The UIDAI virtual ID will be temporary, revocable and can be used by users in place of Aadhaar number, which will protect the Aadhaar data
If you are sceptical about revealing your Aadhaar details to telecom companies or other service providers such as PayTm and more while completing the electronic-know-your-customer (eKYC) procedure, you can now skip it. The Unique Identification Authority of India (UIDAI) has launched a virtual ID (VID) system on July 1 that will let individuals generate a 16-digit-number to use in completing the eKYC formalities.
The 16-digit-VID number can be used in place of the Aadhaar number
The VID system will be made fully operational from August 31 with it becoming mandatory for banks and other service providers to roll out the number. To obtain the VID number, users must either go to the UIDAI website or mobile app and enter their Aadhaar number. Following this, they will be provided with a one-time password (OTP) sent to their registered mobile numbers. After they enter the OTP, the VID number – a temporary, revocable and random 16-digit number, that can be used instead of the Aadhaar number.
Users can share this VID number instead of using complete Aadhaar details (as was the case till now) with any service provider or telecom company. According to the new rule, the government has made sharing complete Aadhaar data with global authentication user agencies (AUA) like banks and or the income tax (IT) department for verification of several important documents like issuing of PAN card and more. However, in cases of third-party service providers or e-wallets, users will only need to share their VID number and parts of Aadhaar details such as name, address and in cases, the photograph. This reformed move has been taken following a series of allegations against UIDAI in the last few months due to a breach of Aadhaar data without the permission of users. “It will not be possible to derive the Aadhaar number from the virtual ID,” a circular issued by UIDAI stated.
Service providers must pay 20 paise per transaction for VID system as of now
Once the VID system becomes fully functional on August 31, facial recognition will also occur to assure privacy and strengthen protection of Aadhaar data. However, UIDAI has shown patience with e-wallets and other service providers who will need time to roll out this new system. As of now, every service provider must pay 20 paise per transaction for rolling out the VID system and can avoid continuing to do the same if they migrate to the VID process by July 31.

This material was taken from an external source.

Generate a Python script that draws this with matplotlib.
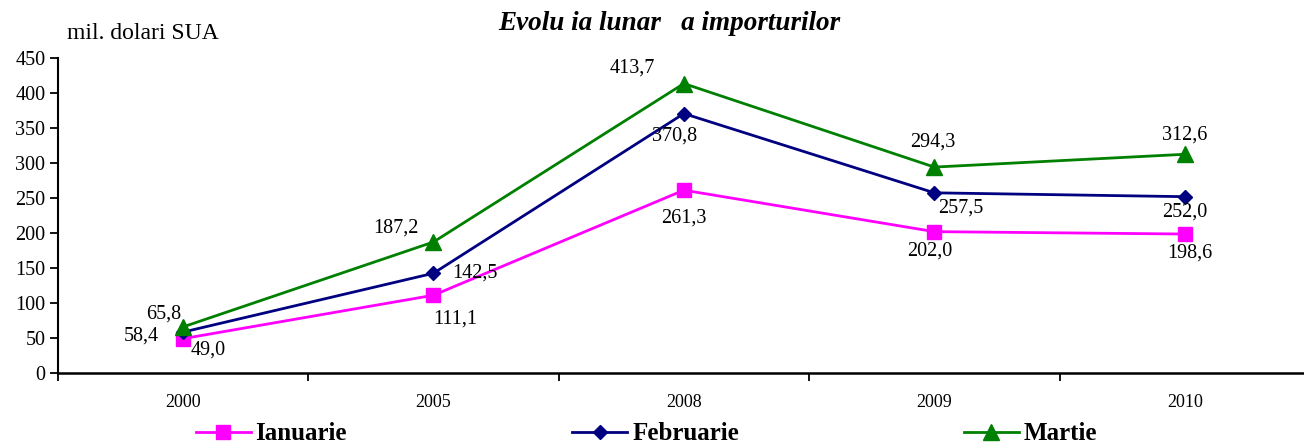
import matplotlib.pyplot as plt
import numpy as np

plt.rcParams['font.family'] = ['Liberation Serif', 'DejaVu Serif']

ani = ['2000', '2005', '2008', '2009', '2010']
ianuarie = [49.0, 111.1, 261.3, 202.0, 198.6]
februarie = [58.4, 142.5, 370.8, 257.5, 252.0]
martie = [65.8, 187.2, 413.7, 294.3, 312.6]

fig = plt.figure(figsize=(13.04, 4.44), dpi=100)
ax = fig.add_axes([0.0443, 0.16, 0.9603, 0.709])
x = np.arange(len(ani))

ax.plot(x, ianuarie, color='#FF00FF', marker='s', markersize=9.5, lw=2, label='Ianuarie')
ax.plot(x, februarie, color='#000080', marker='D', markersize=7.5, lw=2, label='Februarie')
ax.plot(x, martie, color='#008000', marker='^', markersize=11.5, lw=2, label='Martie')

def fmt(v):
    return ('%.1f' % v).replace('.', ',')

# decalaje etichete (puncte)
off_ian = [(18, -8), (16, -17), (0, -20), (-3, -14), (4, -14)]
off_feb = [(-30, -3), (30, 0), (-7, -16), (19, -11), (0, -11)]
off_mar = [(-14, 9), (-27, 10), (-37, 11), (-1, 18), (0, 14)]
for vals, offs in ((ianuarie, off_ian), (februarie, off_feb), (martie, off_mar)):
    for i, v in enumerate(vals):
        ax.annotate(fmt(v), (x[i], v), xytext=offs[i], textcoords='offset points',
                    ha='center', va='center', fontsize=14.5)

ax.set_xlim(-0.5, 4.5)
ax.set_ylim(0, 450)
ax.set_yticks(range(0, 451, 50))
ax.set_xticks(x)
ax.set_xticklabels(ani)
ax.set_xticks(np.arange(-0.5, 4.6, 1), minor=True)
ax.tick_params(axis='x', which='major', length=0, pad=15, labelsize=13)
ax.tick_params(axis='x', which='minor', length=6, width=1.3, direction='out')
ax.tick_params(axis='y', length=6, width=1.3, labelsize=14.5, pad=3)
for s in ('top', 'right'):
    ax.spines[s].set_visible(False)
ax.spines['left'].set_linewidth(1.5)
ax.spines['bottom'].set_linewidth(1.8)

fig.text(0.051, 0.925, 'mil. dolari SUA', fontsize=17, ha='left', va='center')
fig.text(0.513, 0.946, 'Evolu ia lunar   a importurilor', fontsize=19.5,
         fontweight='bold', fontstyle='italic', ha='center', va='center')

fig.legend(loc='center left', bbox_to_anchor=(0.150, 0.023), ncol=3, frameon=False,
           prop={'weight': 'bold', 'size': 18}, columnspacing=9.0, handlelength=2.2,
           handletextpad=0.2, borderaxespad=0, borderpad=0)

fig.savefig('out.png', dpi=100)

UIDAI has introduced a concept of limited KYC
Besides the VID system, UIDAI has also initiated a concept of a limited KYC category that doesn’t access the Aadhaar number. For this move, UIDAI has divided the Authentication User Agency (AUA) into two categories – a global AUA and a local AUA. While the former deals with a bigger network of customers and on a more macro level, the latter functions on a micro level. Therefore, the former can access Aadhaar details, but the latter will only access the eKYC instead of the original Aadhaar number. A global AUA might be a government, private or public legal agency that is registered in India and authorised to use Aadhaar details offered by UIDAI.
A challenge of the VID system in a situation where UIDAI is planning to promote a limited Ekyc concept is that the VID number is temporary and storage of Aadhaar is restricted, which means customers must generate a new VID for each service provider. To tackle this, UIDAI is planning to launch a token mechanism where after a local AUA sends an authentication request, UIDAI will revert a 72-character alpha-numeric string – a unique identity token, which will only function in the local AUA’s system.
What are the experts saying about UIDAI’s new move?
Nandan Nilekani, former UIDAI chairman expressed his positive views in a tweet that said: “Aadhaar is here to stay! Happy that the @UIDAI has introduced virtual ID and limited KYC in the spirit of continuous innovation to enhance privacy and security.”
Pranesh Prakash, policy director at think tank Centre for Internet and Society, said: “If virtual IDs are made mandatory (and they aren’t) that would address the privacy concern of multiple private entities being able to create detailed profiles of you by using your Aadhaar number. But it wouldn’t address concerns people have relating to security, to exclusion from benefits, to the centralized biometric database, nor to Aadhaar facilitating various governments gaining an overall view of your life.”